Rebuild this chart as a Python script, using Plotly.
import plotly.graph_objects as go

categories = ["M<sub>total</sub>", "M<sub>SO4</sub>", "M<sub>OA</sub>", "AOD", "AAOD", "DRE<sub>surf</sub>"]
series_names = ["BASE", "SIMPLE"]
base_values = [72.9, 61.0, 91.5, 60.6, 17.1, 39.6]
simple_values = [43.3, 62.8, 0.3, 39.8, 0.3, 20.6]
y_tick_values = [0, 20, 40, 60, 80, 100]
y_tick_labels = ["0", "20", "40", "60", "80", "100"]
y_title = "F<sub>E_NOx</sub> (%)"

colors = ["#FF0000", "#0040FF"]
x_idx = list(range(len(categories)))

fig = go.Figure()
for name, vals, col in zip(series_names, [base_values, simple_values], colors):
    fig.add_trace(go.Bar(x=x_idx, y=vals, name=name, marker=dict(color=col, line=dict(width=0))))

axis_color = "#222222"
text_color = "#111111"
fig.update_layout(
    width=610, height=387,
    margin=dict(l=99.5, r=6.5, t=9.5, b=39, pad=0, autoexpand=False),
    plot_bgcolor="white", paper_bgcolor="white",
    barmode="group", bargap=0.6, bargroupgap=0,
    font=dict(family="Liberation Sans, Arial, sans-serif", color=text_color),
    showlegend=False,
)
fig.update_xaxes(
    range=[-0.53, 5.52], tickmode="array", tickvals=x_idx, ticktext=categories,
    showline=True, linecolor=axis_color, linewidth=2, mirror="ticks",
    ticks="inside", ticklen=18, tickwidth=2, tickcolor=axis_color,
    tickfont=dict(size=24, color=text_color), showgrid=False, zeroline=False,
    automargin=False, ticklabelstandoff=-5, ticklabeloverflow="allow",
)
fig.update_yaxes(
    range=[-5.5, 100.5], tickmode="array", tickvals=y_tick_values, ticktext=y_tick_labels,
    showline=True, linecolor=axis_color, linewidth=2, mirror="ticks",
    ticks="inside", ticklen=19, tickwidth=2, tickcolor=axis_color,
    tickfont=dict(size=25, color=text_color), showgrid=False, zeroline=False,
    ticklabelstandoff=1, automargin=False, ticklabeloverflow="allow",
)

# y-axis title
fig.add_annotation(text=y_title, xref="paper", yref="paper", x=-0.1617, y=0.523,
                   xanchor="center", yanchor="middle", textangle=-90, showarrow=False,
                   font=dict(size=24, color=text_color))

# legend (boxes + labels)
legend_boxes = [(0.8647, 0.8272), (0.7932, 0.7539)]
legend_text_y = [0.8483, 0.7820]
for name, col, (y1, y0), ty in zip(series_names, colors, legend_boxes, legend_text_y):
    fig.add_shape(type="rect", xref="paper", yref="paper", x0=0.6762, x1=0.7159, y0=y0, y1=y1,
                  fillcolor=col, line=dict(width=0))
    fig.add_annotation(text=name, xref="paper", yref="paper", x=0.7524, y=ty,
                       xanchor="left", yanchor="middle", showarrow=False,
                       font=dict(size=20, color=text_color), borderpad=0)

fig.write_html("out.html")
==
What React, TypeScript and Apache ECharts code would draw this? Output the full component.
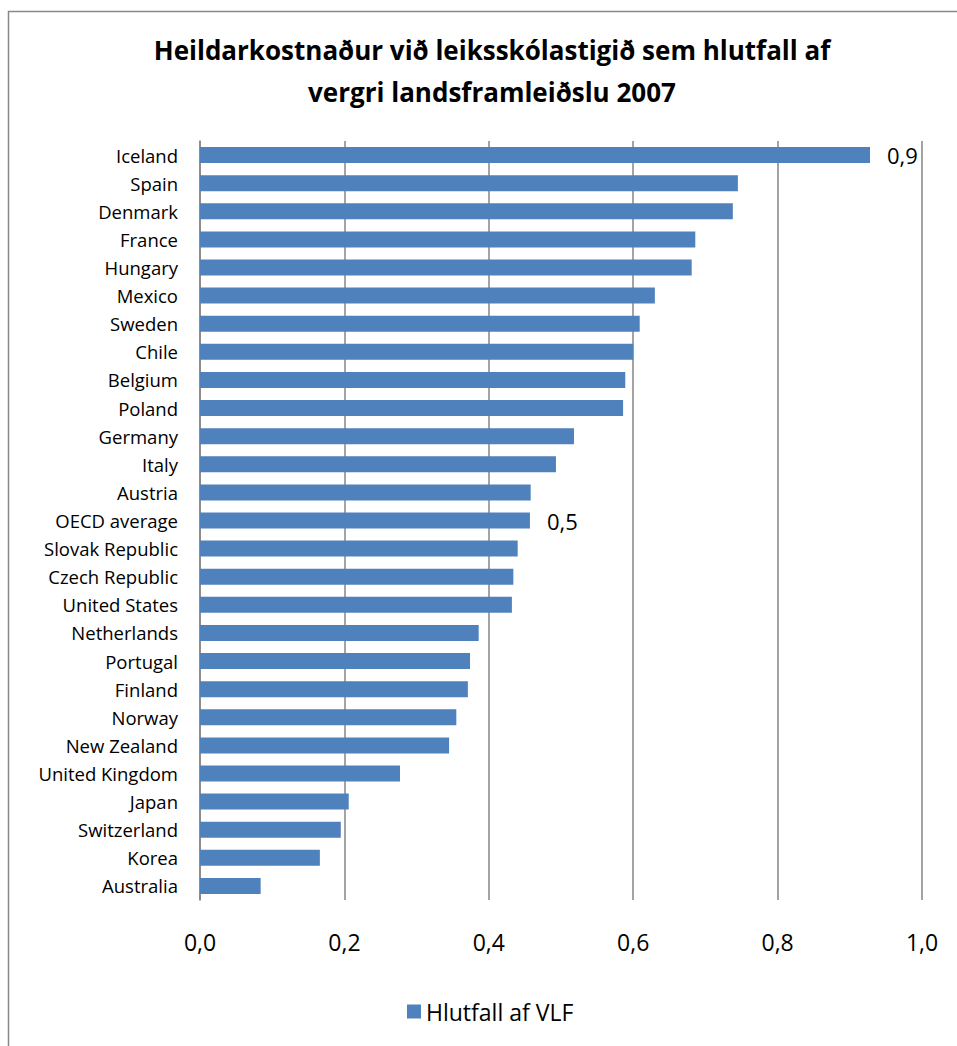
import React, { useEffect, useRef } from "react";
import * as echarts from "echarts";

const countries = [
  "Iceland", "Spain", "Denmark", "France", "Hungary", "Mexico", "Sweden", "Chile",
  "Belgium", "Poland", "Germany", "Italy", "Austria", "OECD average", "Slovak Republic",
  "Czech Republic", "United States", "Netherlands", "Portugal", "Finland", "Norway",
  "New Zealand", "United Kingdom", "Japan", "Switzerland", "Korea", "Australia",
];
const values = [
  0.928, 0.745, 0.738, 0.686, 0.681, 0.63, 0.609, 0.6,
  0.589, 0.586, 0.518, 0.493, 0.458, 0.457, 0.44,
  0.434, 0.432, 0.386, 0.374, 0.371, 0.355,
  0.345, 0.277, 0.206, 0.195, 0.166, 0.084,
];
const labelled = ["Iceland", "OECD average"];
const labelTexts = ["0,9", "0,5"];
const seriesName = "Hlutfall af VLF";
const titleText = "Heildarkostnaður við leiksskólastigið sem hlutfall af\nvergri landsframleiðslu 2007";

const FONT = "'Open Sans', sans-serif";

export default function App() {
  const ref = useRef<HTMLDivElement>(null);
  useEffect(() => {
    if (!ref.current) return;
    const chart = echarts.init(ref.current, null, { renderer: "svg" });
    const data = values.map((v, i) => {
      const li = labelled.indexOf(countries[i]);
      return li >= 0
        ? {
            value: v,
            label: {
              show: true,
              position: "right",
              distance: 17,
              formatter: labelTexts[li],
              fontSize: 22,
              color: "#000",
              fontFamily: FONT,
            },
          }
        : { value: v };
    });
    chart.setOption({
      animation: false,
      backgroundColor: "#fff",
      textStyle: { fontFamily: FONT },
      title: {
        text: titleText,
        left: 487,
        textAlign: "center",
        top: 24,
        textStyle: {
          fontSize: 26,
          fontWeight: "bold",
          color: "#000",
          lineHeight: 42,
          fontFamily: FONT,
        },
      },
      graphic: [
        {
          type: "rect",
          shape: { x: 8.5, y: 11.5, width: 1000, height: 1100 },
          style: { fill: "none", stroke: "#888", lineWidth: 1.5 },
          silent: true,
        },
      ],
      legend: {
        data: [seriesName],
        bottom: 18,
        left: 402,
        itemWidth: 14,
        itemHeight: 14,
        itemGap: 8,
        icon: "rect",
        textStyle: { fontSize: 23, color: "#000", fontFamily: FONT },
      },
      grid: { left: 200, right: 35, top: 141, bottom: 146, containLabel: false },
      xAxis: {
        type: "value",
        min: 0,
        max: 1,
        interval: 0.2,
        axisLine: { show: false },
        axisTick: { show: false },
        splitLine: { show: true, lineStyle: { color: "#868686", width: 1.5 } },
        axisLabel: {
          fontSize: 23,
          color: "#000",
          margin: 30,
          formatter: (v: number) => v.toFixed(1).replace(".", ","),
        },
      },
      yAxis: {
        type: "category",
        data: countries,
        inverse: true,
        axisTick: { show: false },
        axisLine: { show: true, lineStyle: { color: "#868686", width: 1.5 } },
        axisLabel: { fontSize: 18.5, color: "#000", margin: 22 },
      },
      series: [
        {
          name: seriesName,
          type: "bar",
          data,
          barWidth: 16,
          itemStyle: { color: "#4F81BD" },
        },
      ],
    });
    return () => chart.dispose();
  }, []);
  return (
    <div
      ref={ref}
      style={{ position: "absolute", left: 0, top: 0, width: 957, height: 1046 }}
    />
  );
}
---
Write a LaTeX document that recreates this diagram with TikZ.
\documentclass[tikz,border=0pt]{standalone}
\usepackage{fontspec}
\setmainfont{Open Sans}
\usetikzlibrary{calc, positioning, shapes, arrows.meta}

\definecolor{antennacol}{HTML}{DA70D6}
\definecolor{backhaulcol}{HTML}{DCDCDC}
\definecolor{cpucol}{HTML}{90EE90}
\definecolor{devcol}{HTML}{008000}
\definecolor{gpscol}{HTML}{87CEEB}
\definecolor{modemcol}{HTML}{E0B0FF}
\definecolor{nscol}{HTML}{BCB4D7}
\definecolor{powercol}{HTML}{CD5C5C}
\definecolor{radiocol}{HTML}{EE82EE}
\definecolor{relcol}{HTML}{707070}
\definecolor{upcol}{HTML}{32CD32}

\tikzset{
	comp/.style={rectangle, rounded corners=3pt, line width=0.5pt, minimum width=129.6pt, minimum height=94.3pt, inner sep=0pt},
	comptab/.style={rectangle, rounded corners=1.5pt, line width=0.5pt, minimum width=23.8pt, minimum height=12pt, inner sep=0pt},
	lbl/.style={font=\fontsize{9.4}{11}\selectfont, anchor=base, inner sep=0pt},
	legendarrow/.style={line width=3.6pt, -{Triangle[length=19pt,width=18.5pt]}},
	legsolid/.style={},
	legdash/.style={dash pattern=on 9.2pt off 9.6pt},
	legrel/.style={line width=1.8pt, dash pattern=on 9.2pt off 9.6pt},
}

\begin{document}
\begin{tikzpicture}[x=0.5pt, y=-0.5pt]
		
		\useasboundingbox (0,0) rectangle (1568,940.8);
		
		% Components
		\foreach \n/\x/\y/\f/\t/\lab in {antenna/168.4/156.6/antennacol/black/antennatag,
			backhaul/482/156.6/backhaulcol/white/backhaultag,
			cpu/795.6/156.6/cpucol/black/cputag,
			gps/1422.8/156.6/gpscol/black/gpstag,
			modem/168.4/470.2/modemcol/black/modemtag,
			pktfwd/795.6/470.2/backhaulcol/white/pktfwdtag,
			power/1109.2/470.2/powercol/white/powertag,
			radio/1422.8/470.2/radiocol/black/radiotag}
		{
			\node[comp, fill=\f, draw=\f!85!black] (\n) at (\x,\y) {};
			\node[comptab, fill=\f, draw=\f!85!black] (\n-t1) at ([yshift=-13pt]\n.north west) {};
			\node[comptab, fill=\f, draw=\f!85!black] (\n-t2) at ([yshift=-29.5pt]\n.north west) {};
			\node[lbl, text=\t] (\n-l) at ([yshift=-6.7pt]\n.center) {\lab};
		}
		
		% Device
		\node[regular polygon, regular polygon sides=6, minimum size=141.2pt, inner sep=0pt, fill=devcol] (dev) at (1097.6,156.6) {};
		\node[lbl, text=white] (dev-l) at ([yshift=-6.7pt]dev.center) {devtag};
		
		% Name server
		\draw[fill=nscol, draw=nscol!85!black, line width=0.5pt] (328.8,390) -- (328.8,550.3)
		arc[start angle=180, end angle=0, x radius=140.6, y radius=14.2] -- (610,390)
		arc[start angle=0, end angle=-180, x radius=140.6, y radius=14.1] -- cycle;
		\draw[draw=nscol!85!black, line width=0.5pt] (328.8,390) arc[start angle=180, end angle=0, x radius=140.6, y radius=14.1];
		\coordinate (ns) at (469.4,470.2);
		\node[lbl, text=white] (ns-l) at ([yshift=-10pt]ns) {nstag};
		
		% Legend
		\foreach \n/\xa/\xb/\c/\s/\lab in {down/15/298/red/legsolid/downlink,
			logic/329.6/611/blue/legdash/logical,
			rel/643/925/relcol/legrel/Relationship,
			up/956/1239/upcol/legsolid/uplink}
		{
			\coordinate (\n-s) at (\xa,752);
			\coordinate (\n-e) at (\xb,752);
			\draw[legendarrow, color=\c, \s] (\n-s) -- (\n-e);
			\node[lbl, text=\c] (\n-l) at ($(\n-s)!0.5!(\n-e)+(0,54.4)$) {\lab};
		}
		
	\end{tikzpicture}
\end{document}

# WHAT TO PRODUCE
Quote the data above exactly from the line with "What React, TypeScript" to the line with "import * as", both ends counted, and nothing else. Pictures don't go in.

# COMPLETED EXERCISE
What React, TypeScript and Apache ECharts code would draw this? Output the full component.
import React, { useEffect, useRef } from "react";
import * as echarts from "echarts";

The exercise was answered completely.